Eu sempre gostei muito de westerns. O pistoleiro solitário e anti-herói foi sempre o meu tipo de herói, mesmo que mais tarde ele tenha sido incorporado pela selva de asfalto e se tornado o arquétipo do policial justiceiro e implacável, foi aqui que tudo começou. Porém aos poucos eu fui aprendendo que o tipo de western que eu realmente gostava é o "revisionista". Como muito bem descreve a Wikipedia:
"Alguns westerns pós-Segunda Guerra Mundial começaram a questionar os ideais e o estilo dos westerns tradicionais. Os elementos incluem um tom mais escuro, mais cínico, com foco na ilegalidade do período, favorecendo o realismo sobre romantismo. Anti-heróis são comuns, como são os papéis mais fortes para as mulheres e retrato mais simpático dos nativos americanos e mexicanos. Em relação ao poder e autoridade, essas representações favorecem a visão crítica de grandes empresas, o governo americano, figuras masculinas (incluindo os militares e suas políticas), e favorecem uma maior autenticidade histórica."
Então, quando eu acabava eventualmente vendo alguma cena de um western mais antigo, principalmente os de John Wayne, em que se matava índios indiscriminadamente e sem maiores justificativas ou consequências eu sentia que havia um certo constrangimento inerente a apoiar esse tipo de filme e isso significou que por muito tempo eu passei a oportunida de assisitir esses westerns em que os índios eram os vilões.

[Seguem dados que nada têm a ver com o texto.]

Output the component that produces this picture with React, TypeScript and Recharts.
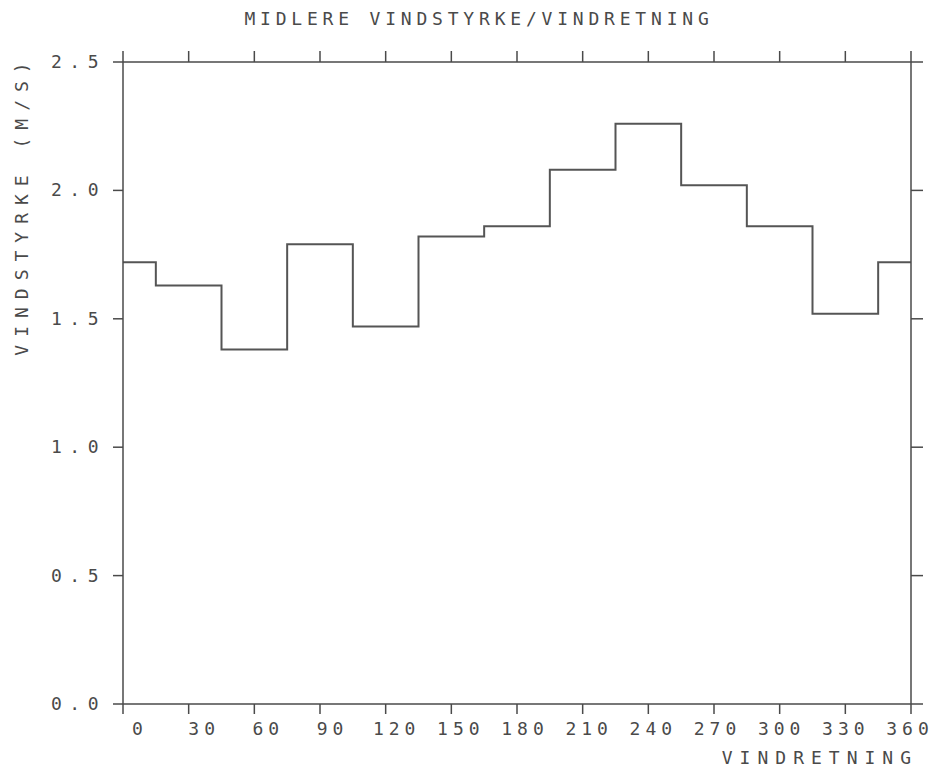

Dito isso eu acabei redescobrindo Rastros de Ódio não apenas no livro "1001 Filmes..." ele também é extensamente citado na internet como um dos melhores westerns de todos os tempos. O diretor John Ford é bem famoso e John Wayne tem a fama de ser uma presença marcante na tela, ainda que exista uma eterna discussão sob as suas qualidades de ator. Bom, e lá fui eu assistir a Rastros de Ódio. Eu posso honestamente dizer que fiquei impressionado. Eu esperava um filme longo e cheio de cowboys onde os índios são os vilões puro e simples. Bom eu estava certo sobre a parte do longo e dos índios. Mas eu não esperava um filme que tem o preconceito racial cravado no seu cerne. Um filme que tem a coragem de pegar John Wayne, famoso por seus papéis de mocinhos sem profundidade e coloca-lo na pele de um irascível racista que atravessa o oeste em uma busca incansável.
A história não poderia ser mais simples: Ethan, um veterano da guerra civil volta a casa de seu irmão e acaba sendo recrutado para caçar índios, quando retorna a casa descobre que os índios mataram todos os seus parentes e sequestraram sua pequena sobrinha. Ao lado de Marty, um meio-índio filho adotivo de seu irmão, ele parte em uma missão de resgate que dura vários anos.
Como eu disse a história é simples, os índios são os vilões e poderia se pensar que se trata de apenas mais um western desse tipo, mas longe disso. As diversas camadas do filme vão se apresentando detalhadamente com o desenrolar da trama: a paixão de Ethan pela cunhada, a sua determinação não em salvar a sobrinha mas em assassiná-la já que ela foi maculada pelo seu contato com os índios, a noção de que os brancos são capazes de atos muito mais selvagens que os índios.
Há diversas qualidades no filme mas as duas que mais me chamaram a atenção é a capacidade do filme, mesmo dentro de um gênero tão bruto como este, ser sutil ao extremo. Por exemplo, a paixão de Ethan pela sua cunhada, apesar de ser uma das principais razões por trás do personagem de Wayne, nunca é declarada e apenas sugerida através de breves gestos e olhares. É raro vermos esse tipo de sutileza mesmo nos mais açucarados dramas e eu não esperava encontrá-la em um western da década de 50.
Há uma tensão crescente no filme e não é possível determinar quem é mais psicótica ameaça da história: os índios ou Ethan. Há vários momentos memoráveis no filme, mas um em particular em que eu fiquei impressionado. É uma cena na qual Ethan visita um abrigo do exército examinando sobreviventes brancas sequestradas pelos Comanches, uma delas se mostra completamente louca e deixa Marty (e o espectador) comovidos, isso até que Ethan antes de se retirar da sala olha para ela e lança o olhar mais amedrontador que eu já vi em um filme. Eu fiquei tão impressionado com esse close que não fiquei surpreso ao descobrir que no IMDB há um tópico inteiro discutindo exatamente essa cena.
Eu posso dizer, sem medo de errar, que Rastros de Ódio é um dos filmes que eu não assistiria se não fosse pela sua inclusão na lista dos 1001 filmes e agora que o assisti eu lembrarei dele sempre como um exemplo de clássico e filme excepcional.